En dépit des éléments fantastiques mis en place, Nuit de colère est un roman de littérature générale. Celle-ci, à l'instar des littératures de genre, peut se décliner selon les canons du divertissements ou ceux d'un regard critique sur le monde. Nuit de colère est riche de ce regard sur la généalogie de la violence. Un regard auquel ne cesse de faire pendant celui de Kantor, qui lui permet de percevoir l'espace mental d'autrui sous l'aspect d'un paysage de végétaux qu'il peut tailler à son gré. On est cependant loin, bien loin, d'un livre tel que L'Échiquier du mal de Dan Simmons. Si l'un comme l'autre se penchent sur le mal que peut engendrer pareil pouvoir, Berthelot délaisse le registre de l'action — ce qui ne veut pas dire que son livre manque de rythme, au contraire — et se consacre à ses personnages dans un registre intimiste plutôt que de poser sur la question un regard social, politique et historique.

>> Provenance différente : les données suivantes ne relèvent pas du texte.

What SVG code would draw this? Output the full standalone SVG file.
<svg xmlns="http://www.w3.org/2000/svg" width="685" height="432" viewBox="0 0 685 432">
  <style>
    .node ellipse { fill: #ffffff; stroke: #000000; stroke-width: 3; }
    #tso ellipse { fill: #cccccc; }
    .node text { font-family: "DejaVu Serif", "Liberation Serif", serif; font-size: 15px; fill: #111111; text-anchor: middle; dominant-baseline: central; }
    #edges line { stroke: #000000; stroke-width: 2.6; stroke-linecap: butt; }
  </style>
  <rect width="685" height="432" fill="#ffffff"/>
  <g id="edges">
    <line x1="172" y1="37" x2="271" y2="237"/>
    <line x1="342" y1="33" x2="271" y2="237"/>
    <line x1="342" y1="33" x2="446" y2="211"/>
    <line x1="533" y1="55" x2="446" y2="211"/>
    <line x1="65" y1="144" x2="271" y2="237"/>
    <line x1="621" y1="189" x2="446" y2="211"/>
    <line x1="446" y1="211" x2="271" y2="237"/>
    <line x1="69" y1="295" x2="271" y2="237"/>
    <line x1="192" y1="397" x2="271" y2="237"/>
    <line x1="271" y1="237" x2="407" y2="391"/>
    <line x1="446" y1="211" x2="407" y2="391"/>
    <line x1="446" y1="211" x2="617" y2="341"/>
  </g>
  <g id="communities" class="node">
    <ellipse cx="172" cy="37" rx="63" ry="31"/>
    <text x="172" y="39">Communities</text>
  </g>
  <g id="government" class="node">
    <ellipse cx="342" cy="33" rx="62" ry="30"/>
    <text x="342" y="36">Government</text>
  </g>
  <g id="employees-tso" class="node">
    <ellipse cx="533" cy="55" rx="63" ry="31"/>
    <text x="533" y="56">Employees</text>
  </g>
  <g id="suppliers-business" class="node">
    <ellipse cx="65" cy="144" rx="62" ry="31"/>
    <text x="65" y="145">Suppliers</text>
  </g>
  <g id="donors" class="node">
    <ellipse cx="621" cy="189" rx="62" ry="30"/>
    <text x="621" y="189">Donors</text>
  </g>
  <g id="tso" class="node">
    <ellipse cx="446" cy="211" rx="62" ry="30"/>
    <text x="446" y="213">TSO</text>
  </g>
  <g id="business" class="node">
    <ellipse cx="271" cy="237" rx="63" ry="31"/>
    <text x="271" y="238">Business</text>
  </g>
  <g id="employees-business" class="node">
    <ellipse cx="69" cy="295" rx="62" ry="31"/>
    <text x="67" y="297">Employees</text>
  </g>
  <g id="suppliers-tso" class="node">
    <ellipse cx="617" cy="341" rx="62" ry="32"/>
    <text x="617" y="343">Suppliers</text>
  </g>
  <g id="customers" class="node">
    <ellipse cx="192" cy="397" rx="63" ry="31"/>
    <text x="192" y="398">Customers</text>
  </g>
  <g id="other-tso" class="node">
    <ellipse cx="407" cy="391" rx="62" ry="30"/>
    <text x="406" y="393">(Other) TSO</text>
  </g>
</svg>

Berthelot s'intéresse à la place du père dans la constitution d'un être. Une place qui se retrouve au cœur du roman. Au rapport entre Fercaël et Kantor, il oppose celui non moins destructeur entre Yann Angernal et son fils Octave, qui se vit comme nié par l'éclat solaire de son père. Fercaël était un anti-père dont l'arbitraire aléatoire ne saurait dire la Loi, ne pouvant qu'engendrer soumission, haine et ressentiments, les ferments de la violence. Au sortir de ce chaos, Kantor s'est restructuré auprès de Yann Angernal, mais la mort accidentelle trop tôt survenue de celui-ci va le replonger dans ses démons. Il va alors lancer un défi œdipien à ce dieu cynique qui n'a nulle considération pour les choses de ce bas monde. N'ayant pu accomplir le meurtre symbolique de ce père aux prétentions divines qui s'est enfui dans la mort, Kantor ne pouvait plus dès lors que défier le modèle de base. Il va un temps exploiter son pouvoir pour mettre le nez dans la bassesse humaine, où il se complaît et dont il se repaît. Une bien cruelle vision du monde.

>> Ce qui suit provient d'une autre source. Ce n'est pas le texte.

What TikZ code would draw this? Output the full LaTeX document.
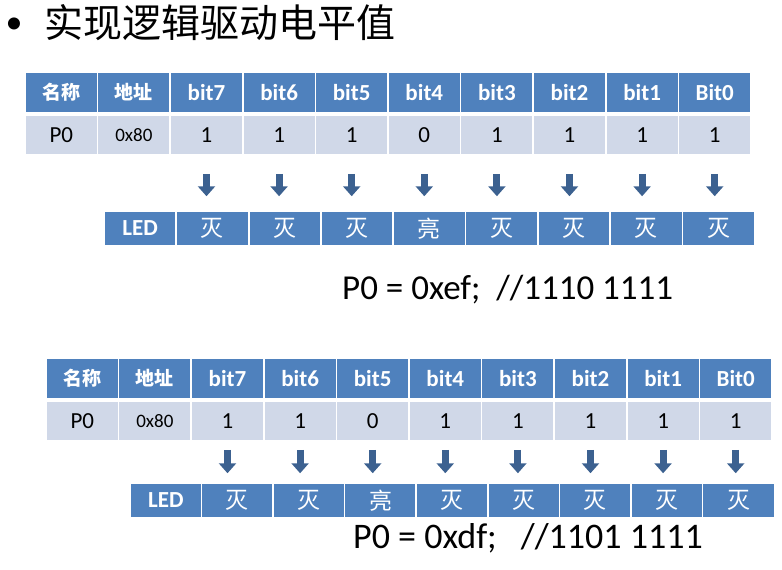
\documentclass[tikz,border=0pt]{standalone}
\usepackage{fontspec}
\setmainfont{Carlito}
\newfontfamily\cjk{Noto Sans CJK SC}
\usetikzlibrary{arrows.meta}
\definecolor{hdrblue}{RGB}{79,129,189}
\definecolor{rowgray}{RGB}{208,216,232}
\definecolor{arrowblue}{RGB}{60,97,144}
\newcommand{\addrfont}{\fontsize{19}{19}\selectfont}
\newcommand{\hdrchar}[1]{{\cjk\fontsize{19}{19}\selectfont #1}}
\newcommand{\ledchar}[1]{{\cjk\mdseries #1}}

\begin{document}
\begin{tikzpicture}[x=1pt,y=-1pt,
  hdrcell/.style={rectangle,inner sep=0pt,minimum width=72.6pt,minimum height=40pt,
    fill=hdrblue,draw=white,line width=1.5pt,text=white,
    font=\fontsize{23}{23}\selectfont\bfseries},
  datcell/.style={hdrcell,fill=rowgray,text=black,font=\fontsize{23}{23}\selectfont},
  ledcell/.style={hdrcell,minimum width=72pt,minimum height=35pt},
  bitarrow/.style={draw=arrowblue,line width=7pt,-{Triangle[width=17pt,length=10pt]}}]
\useasboundingbox (0,0) rectangle (782,570);
% title
\node (dot) at (14,26) {\fontsize{34}{34}\selectfont •};
\node[anchor=west,inner sep=0pt] (title) at (44,23) {\cjk\fontsize{39}{39}\selectfont 实现逻辑驱动电平值};
% first table, P0 = 0xef
\foreach \lbl [count=\i from 0] in {\hdrchar{名称},\hdrchar{地址},bit7,bit6,bit5,bit4,bit3,bit2,bit1,Bit0}
  \node[hdrcell] (h1-\i) at (25+72.6*\i+36.3,92.5) {\lbl};
\foreach \val [count=\i from 0] in {P0,{\addrfont 0x80},1,1,1,0,1,1,1,1}
  \node[datcell] (d1-\i) at (25+72.6*\i+36.3,135) {\val};
\foreach \val [count=\i from 0] in {LED,\ledchar{灭},\ledchar{灭},\ledchar{灭},\ledchar{亮},\ledchar{灭},\ledchar{灭},\ledchar{灭},\ledchar{灭}}
  \node[ledcell] (l1-\i) at (104+72.3*\i+36.15,228.5) {\val};
\foreach \i [evaluate=\i as \j using int(\i-1)] in {2,...,9}
  \draw[bitarrow] ([yshift=-18pt]d1-\i.south) -- ([yshift=14pt]d1-\i.south |- l1-\j.north);
\node[anchor=base west,inner sep=0pt,font=\fontsize{35}{35}\selectfont] (code1) at (342,299) {P0 = 0xef;\ \ //1110 1111};
% second table, P0 = 0xdf
\foreach \lbl [count=\i from 0] in {\hdrchar{名称},\hdrchar{地址},bit7,bit6,bit5,bit4,bit3,bit2,bit1,Bit0}
  \node[hdrcell] (h2-\i) at (46+72.6*\i+36.3,378.5) {\lbl};
\foreach \val [count=\i from 0] in {P0,{\addrfont 0x80},1,1,0,1,1,1,1,1}
  \node[datcell] (d2-\i) at (46+72.6*\i+36.3,421) {\val};
\foreach \val [count=\i from 0] in {LED,\ledchar{灭},\ledchar{灭},\ledchar{亮},\ledchar{灭},\ledchar{灭},\ledchar{灭},\ledchar{灭},\ledchar{灭}}
  \node[ledcell] (l2-\i) at (130+71.6*\i+35.8,500.5) {\val};
\foreach \i [evaluate=\i as \j using int(\i-1)] in {2,...,9}
  \draw[bitarrow] ([yshift=-8pt]d2-\i.south) -- ([yshift=9pt]d2-\i.south |- l2-\j.north);
\node[anchor=base west,inner sep=0pt,font=\fontsize{36}{36}\selectfont] (code2) at (353,548) {P0 = 0xdf;\hspace{24pt}//1101 1111};
\end{tikzpicture}
\end{document}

Dans le même temps, en révolte contre un père trop brillant, inégalable, Octave sombre petit à petit dans le gel catatonique. Les morts de Yann, puis de sa femme, Claire, qui ne survit pas à son soleil de mari, ne font que rendre les choses irrémédiables. Pour Octave, jamais plus son père ne pourra constater son existence et il s'achemine sur le chemin de la dépression dont le gel est la très belle expression métaphorique.

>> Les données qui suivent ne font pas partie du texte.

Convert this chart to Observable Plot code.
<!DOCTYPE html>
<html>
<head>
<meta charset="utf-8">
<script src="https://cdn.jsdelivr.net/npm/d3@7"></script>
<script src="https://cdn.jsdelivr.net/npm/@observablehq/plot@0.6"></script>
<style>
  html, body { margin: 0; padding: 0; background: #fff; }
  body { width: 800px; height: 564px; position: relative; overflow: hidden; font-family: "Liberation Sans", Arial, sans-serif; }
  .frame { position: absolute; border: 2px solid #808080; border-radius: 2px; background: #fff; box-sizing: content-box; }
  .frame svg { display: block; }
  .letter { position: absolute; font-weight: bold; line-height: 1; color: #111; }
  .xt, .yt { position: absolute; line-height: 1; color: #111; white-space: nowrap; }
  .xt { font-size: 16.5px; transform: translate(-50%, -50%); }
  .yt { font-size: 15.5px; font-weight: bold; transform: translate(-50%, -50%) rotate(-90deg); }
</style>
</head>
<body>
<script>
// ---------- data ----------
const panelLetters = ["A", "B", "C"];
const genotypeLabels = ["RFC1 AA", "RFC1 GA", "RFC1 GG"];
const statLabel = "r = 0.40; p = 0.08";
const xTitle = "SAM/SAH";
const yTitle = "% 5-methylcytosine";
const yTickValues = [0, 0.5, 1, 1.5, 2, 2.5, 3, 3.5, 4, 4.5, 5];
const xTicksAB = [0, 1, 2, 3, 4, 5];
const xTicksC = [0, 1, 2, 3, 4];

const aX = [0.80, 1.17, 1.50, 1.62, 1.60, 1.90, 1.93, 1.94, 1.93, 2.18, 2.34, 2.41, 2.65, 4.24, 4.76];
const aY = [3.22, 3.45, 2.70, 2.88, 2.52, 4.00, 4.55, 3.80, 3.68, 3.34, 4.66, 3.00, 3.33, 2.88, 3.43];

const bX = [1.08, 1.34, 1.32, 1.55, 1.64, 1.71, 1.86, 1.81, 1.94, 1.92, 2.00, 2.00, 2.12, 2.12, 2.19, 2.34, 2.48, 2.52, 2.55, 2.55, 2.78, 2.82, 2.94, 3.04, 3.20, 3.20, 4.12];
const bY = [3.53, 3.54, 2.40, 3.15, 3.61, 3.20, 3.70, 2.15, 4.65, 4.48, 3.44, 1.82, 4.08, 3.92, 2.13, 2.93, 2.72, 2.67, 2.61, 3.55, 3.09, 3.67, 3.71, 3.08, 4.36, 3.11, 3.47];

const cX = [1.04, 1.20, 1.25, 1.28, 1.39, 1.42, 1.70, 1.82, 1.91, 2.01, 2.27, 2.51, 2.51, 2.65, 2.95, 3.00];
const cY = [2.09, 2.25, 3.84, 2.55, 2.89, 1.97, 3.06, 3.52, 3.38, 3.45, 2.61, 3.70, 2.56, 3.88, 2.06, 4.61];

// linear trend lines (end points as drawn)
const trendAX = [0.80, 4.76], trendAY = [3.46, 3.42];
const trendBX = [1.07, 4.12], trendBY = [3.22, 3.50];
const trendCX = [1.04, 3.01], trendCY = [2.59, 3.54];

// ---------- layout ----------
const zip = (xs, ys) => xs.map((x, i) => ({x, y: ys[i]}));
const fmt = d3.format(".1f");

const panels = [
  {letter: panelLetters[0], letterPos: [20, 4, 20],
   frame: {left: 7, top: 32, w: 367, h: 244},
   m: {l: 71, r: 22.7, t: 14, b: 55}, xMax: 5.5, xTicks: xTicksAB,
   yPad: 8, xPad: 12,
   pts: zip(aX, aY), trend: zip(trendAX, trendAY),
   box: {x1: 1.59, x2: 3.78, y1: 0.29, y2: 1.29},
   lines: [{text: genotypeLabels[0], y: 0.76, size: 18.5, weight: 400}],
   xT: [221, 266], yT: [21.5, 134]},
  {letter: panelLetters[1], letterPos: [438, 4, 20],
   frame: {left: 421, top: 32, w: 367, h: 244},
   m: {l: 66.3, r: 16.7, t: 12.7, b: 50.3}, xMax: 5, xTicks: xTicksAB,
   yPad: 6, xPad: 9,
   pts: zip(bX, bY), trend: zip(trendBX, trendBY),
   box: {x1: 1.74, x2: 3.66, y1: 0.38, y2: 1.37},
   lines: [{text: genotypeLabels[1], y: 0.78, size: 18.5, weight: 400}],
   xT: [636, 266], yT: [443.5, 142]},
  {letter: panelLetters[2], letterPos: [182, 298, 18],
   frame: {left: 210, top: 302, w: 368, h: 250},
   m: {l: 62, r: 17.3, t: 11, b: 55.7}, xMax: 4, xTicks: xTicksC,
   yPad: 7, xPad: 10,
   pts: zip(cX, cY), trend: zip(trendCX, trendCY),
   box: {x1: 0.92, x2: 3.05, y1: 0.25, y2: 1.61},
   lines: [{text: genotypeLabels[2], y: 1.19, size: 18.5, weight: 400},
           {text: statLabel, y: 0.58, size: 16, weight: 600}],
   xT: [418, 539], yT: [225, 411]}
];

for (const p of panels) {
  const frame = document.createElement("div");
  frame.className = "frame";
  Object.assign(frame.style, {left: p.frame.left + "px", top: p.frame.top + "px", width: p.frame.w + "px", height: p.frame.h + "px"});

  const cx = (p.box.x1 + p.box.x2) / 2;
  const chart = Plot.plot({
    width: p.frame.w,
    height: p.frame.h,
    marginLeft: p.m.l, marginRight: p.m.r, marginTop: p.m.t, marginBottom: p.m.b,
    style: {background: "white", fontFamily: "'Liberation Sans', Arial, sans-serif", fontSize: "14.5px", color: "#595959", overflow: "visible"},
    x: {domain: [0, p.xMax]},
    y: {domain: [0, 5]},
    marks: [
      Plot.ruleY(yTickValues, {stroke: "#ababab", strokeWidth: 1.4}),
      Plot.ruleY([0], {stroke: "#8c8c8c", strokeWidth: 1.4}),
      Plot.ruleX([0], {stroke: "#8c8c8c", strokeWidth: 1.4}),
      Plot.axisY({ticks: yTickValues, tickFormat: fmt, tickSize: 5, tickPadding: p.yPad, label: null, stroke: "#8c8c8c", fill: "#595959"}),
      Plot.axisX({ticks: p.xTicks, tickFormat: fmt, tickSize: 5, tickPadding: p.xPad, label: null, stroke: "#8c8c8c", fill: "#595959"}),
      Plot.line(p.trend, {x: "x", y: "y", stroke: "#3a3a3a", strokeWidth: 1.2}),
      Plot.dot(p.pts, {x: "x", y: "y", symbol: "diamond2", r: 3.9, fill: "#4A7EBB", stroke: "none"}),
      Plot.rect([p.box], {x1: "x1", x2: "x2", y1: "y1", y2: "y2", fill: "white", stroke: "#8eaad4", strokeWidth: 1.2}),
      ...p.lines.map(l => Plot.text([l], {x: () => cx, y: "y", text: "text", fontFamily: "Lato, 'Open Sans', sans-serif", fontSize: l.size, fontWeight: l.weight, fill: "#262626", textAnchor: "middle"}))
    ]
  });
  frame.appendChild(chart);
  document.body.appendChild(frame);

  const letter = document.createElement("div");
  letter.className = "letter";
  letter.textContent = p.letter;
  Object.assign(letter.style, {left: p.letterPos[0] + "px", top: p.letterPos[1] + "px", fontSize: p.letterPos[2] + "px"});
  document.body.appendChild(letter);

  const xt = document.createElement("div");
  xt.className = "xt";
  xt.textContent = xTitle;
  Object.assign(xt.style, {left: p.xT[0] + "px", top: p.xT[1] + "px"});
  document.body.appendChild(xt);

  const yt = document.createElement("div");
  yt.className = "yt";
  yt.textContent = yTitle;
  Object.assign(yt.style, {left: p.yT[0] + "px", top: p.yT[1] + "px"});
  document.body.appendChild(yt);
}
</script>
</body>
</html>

En contrepoint, Iris, la fille de Yann, qui porte un prénom de fleur, s'épanouit dans la lumière paternelle. Grâce à son amour pour Kantor et au sacrifice de son plus cher désir, elle parviendra à survivre à ses parents, à sauver son frère, à sauvegarder la mémoire de son père et à apaiser un Kantor libéré de son funeste héritage.
Francis Berthelot livre là un remarquable roman tel qu'il ne nous en est pas souvent donné à lire. Il réussit l'improbable alchimie de la dureté et de la poésie ; fait évoluer des personnages complexes, sans fausse note, leur fait exprimer à la fois la bassesse du monde et l'espoir par l'usage d'un verbe recherché et juste, d'images fortes, révèle certains rouages d'une barbarie endémique mais non fatale.
Esthétique, richesse, densité, pertinence du propos se conjuguent pour faire de Nuit de colère un livre qui en éclipsera beaucoup. De la littérature de premier plan. Et si vraiment vous en êtes à 1,10 euros près, je vous les filerai pour que vous lisiez ce livre plutôt que Casiora.